▶ [PROBLEM]:
Return every line below as is, leaving out the pictures.

▶ [COLLECTED DATA]:
====

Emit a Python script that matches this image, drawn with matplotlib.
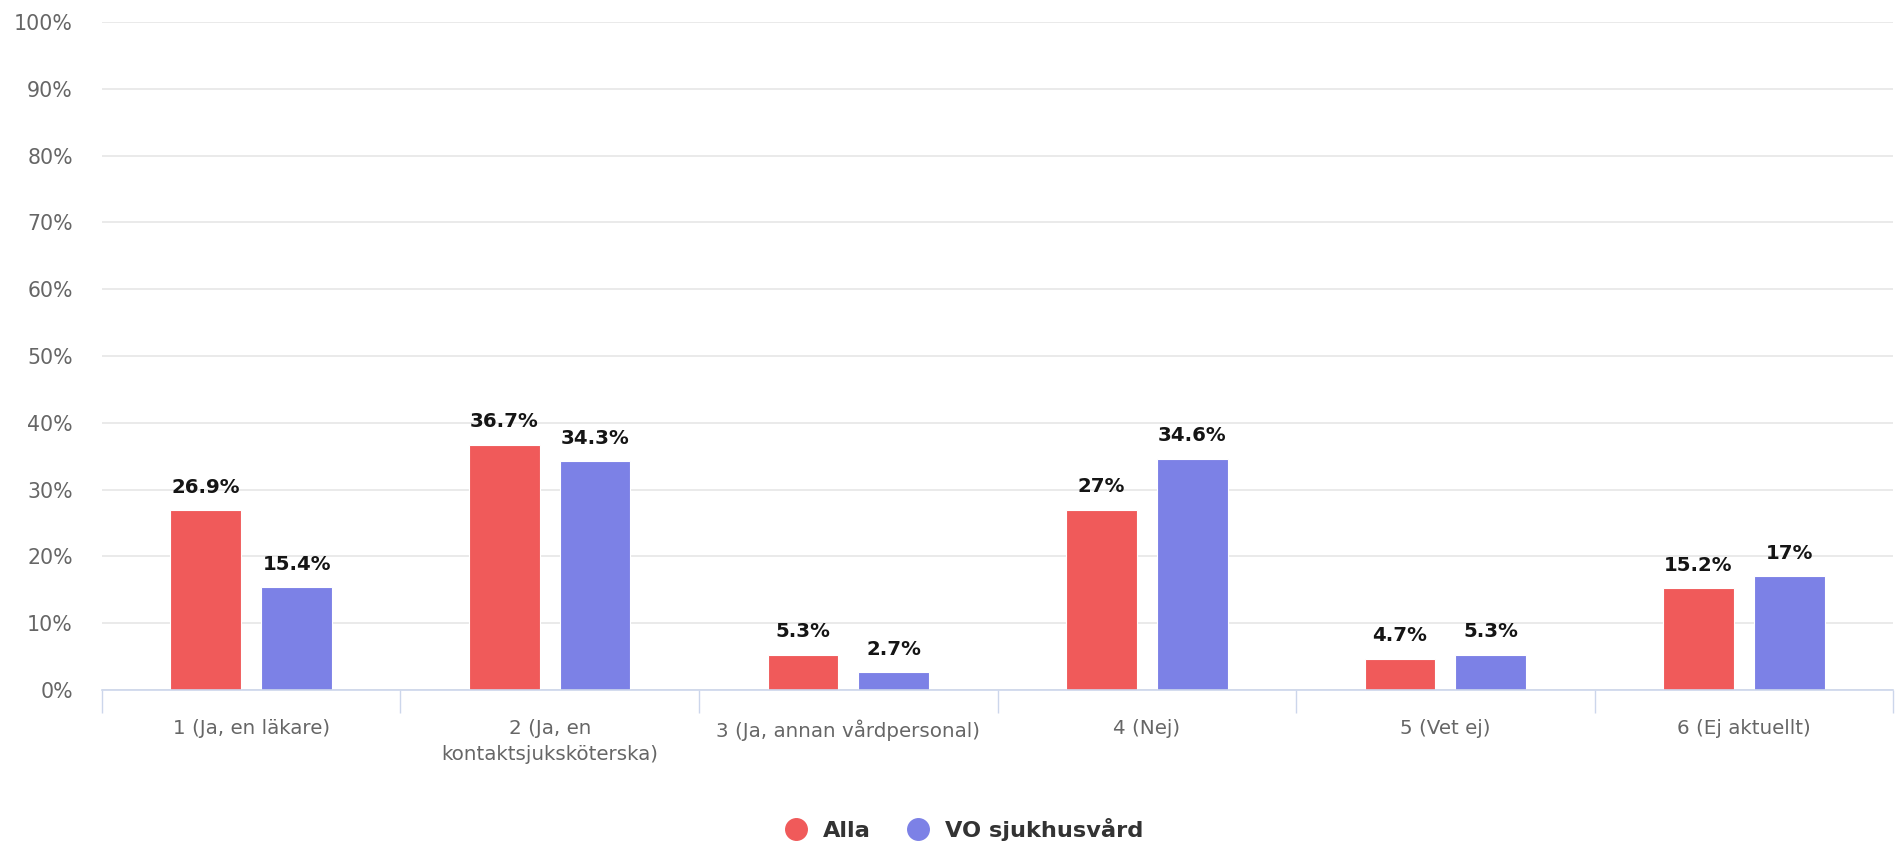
import matplotlib
matplotlib.use("Agg")
import matplotlib.pyplot as plt
from matplotlib.lines import Line2D
from matplotlib.ticker import FixedLocator, FuncFormatter
import numpy as np

categories = ["1 (Ja, en läkare)", "2 (Ja, en\nkontaktsjuksköterska)", "3 (Ja, annan vårdpersonal)",
              "4 (Nej)", "5 (Vet ej)", "6 (Ej aktuellt)"]
alla = [26.9, 36.7, 5.3, 27, 4.7, 15.2]
vo = [15.4, 34.3, 2.7, 34.6, 5.3, 17]
alla_labels = ["26.9%", "36.7%", "5.3%", "27%", "4.7%", "15.2%"]
vo_labels = ["15.4%", "34.3%", "2.7%", "34.6%", "5.3%", "17%"]
series_names = ["Alla", "VO sjukhusvård"]
yticks = [0, 10, 20, 30, 40, 50, 60, 70, 80, 90, 100]

RED = "#f05a5a"
BLUE = "#7c81e6"

fig = plt.figure(figsize=(18.95, 8.47), dpi=100)
ax = fig.add_axes([0.0538, 0.1854, 0.9452, 0.7886])

x = np.arange(len(categories))
w = 0.237
off = 0.152
b1 = ax.bar(x - off, alla, w, color=RED, edgecolor="white", linewidth=0.8, zorder=3)
b2 = ax.bar(x + off, vo, w, color=BLUE, edgecolor="white", linewidth=0.8, zorder=3)

for bars, labels in ((b1, alla_labels), (b2, vo_labels)):
    for rect, lab in zip(bars, labels):
        ax.annotate(lab, (rect.get_x() + rect.get_width() / 2, rect.get_height()),
                    xytext=(0, 12.5), textcoords="offset points", ha="center", va="baseline",
                    fontsize=14.2, fontweight="bold", color="#151515", zorder=4)

ax.set_xlim(-0.5, len(categories) - 0.5)
ax.set_ylim(0, 100)
ax.yaxis.set_major_locator(FixedLocator(yticks))
ax.yaxis.set_major_formatter(FuncFormatter(lambda v, p: f"{int(v)}%"))
ax.grid(axis="y", color="#e6e6e6", linewidth=1.2, zorder=0)
ax.set_axisbelow(True)

ax.set_xticks(x)
ax.set_xticklabels(categories)
ax.set_xticks(np.arange(len(categories) + 1) - 0.5, minor=True)
ax.tick_params(axis="x", which="major", length=0, pad=21, labelsize=14.3, labelcolor="#666666")
ax.tick_params(axis="x", which="minor", length=16.5, width=1, color="#ccd6eb")
ax.tick_params(axis="y", length=0, pad=21, labelsize=14.8, labelcolor="#666666")
for lab in ax.get_xticklabels():
    lab.set_linespacing(1.45)

for s in ("top", "right", "left"):
    ax.spines[s].set_visible(False)
ax.spines["bottom"].set_color("#ccd6eb")
ax.spines["bottom"].set_linewidth(1.2)
ax.spines["bottom"].set_zorder(5)

handles = [Line2D([], [], marker="o", linestyle="none", markersize=15.5, color=c)
           for c in (RED, BLUE)]
leg = fig.legend(handles, series_names, loc="center", bbox_to_anchor=(0.506, 0.021),
                 ncol=2, frameon=False, handletextpad=0.2, columnspacing=1.1,
                 prop=dict(family="DejaVu Sans", weight="bold", size=16.2))
for t in leg.get_texts():
    t.set_color("#333333")

fig.savefig("out.png", dpi=100, facecolor="white")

====

▶ [FINISHED ANSWER]:
Emit a Python script that matches this image, drawn with matplotlib.
import matplotlib
matplotlib.use("Agg")
import matplotlib.pyplot as plt
from matplotlib.lines import Line2D
from matplotlib.ticker import FixedLocator, FuncFormatter
import numpy as np

categories = ["1 (Ja, en läkare)", "2 (Ja, en\nkontaktsjuksköterska)", "3 (Ja, annan vårdpersonal)",
              "4 (Nej)", "5 (Vet ej)", "6 (Ej aktuellt)"]
alla = [26.9, 36.7, 5.3, 27, 4.7, 15.2]
vo = [15.4, 34.3, 2.7, 34.6, 5.3, 17]
alla_labels = ["26.9%", "36.7%", "5.3%", "27%", "4.7%", "15.2%"]
vo_labels = ["15.4%", "34.3%", "2.7%", "34.6%", "5.3%", "17%"]
series_names = ["Alla", "VO sjukhusvård"]
yticks = [0, 10, 20, 30, 40, 50, 60, 70, 80, 90, 100]

RED = "#f05a5a"
BLUE = "#7c81e6"

fig = plt.figure(figsize=(18.95, 8.47), dpi=100)
ax = fig.add_axes([0.0538, 0.1854, 0.9452, 0.7886])

x = np.arange(len(categories))
w = 0.237
off = 0.152
b1 = ax.bar(x - off, alla, w, color=RED, edgecolor="white", linewidth=0.8, zorder=3)
b2 = ax.bar(x + off, vo, w, color=BLUE, edgecolor="white", linewidth=0.8, zorder=3)

for bars, labels in ((b1, alla_labels), (b2, vo_labels)):
    for rect, lab in zip(bars, labels):
        ax.annotate(lab, (rect.get_x() + rect.get_width() / 2, rect.get_height()),
                    xytext=(0, 12.5), textcoords="offset points", ha="center", va="baseline",
                    fontsize=14.2, fontweight="bold", color="#151515", zorder=4)

ax.set_xlim(-0.5, len(categories) - 0.5)
ax.set_ylim(0, 100)
ax.yaxis.set_major_locator(FixedLocator(yticks))
ax.yaxis.set_major_formatter(FuncFormatter(lambda v, p: f"{int(v)}%"))
ax.grid(axis="y", color="#e6e6e6", linewidth=1.2, zorder=0)
ax.set_axisbelow(True)

ax.set_xticks(x)
ax.set_xticklabels(categories)
ax.set_xticks(np.arange(len(categories) + 1) - 0.5, minor=True)
ax.tick_params(axis="x", which="major", length=0, pad=21, labelsize=14.3, labelcolor="#666666")
ax.tick_params(axis="x", which="minor", length=16.5, width=1, color="#ccd6eb")
ax.tick_params(axis="y", length=0, pad=21, labelsize=14.8, labelcolor="#666666")
for lab in ax.get_xticklabels():
    lab.set_linespacing(1.45)

for s in ("top", "right", "left"):
    ax.spines[s].set_visible(False)
ax.spines["bottom"].set_color("#ccd6eb")
ax.spines["bottom"].set_linewidth(1.2)
ax.spines["bottom"].set_zorder(5)

handles = [Line2D([], [], marker="o", linestyle="none", markersize=15.5, color=c)
           for c in (RED, BLUE)]
leg = fig.legend(handles, series_names, loc="center", bbox_to_anchor=(0.506, 0.021),
                 ncol=2, frameon=False, handletextpad=0.2, columnspacing=1.1,
                 prop=dict(family="DejaVu Sans", weight="bold", size=16.2))
for t in leg.get_texts():
    t.set_color("#333333")

fig.savefig("out.png", dpi=100, facecolor="white")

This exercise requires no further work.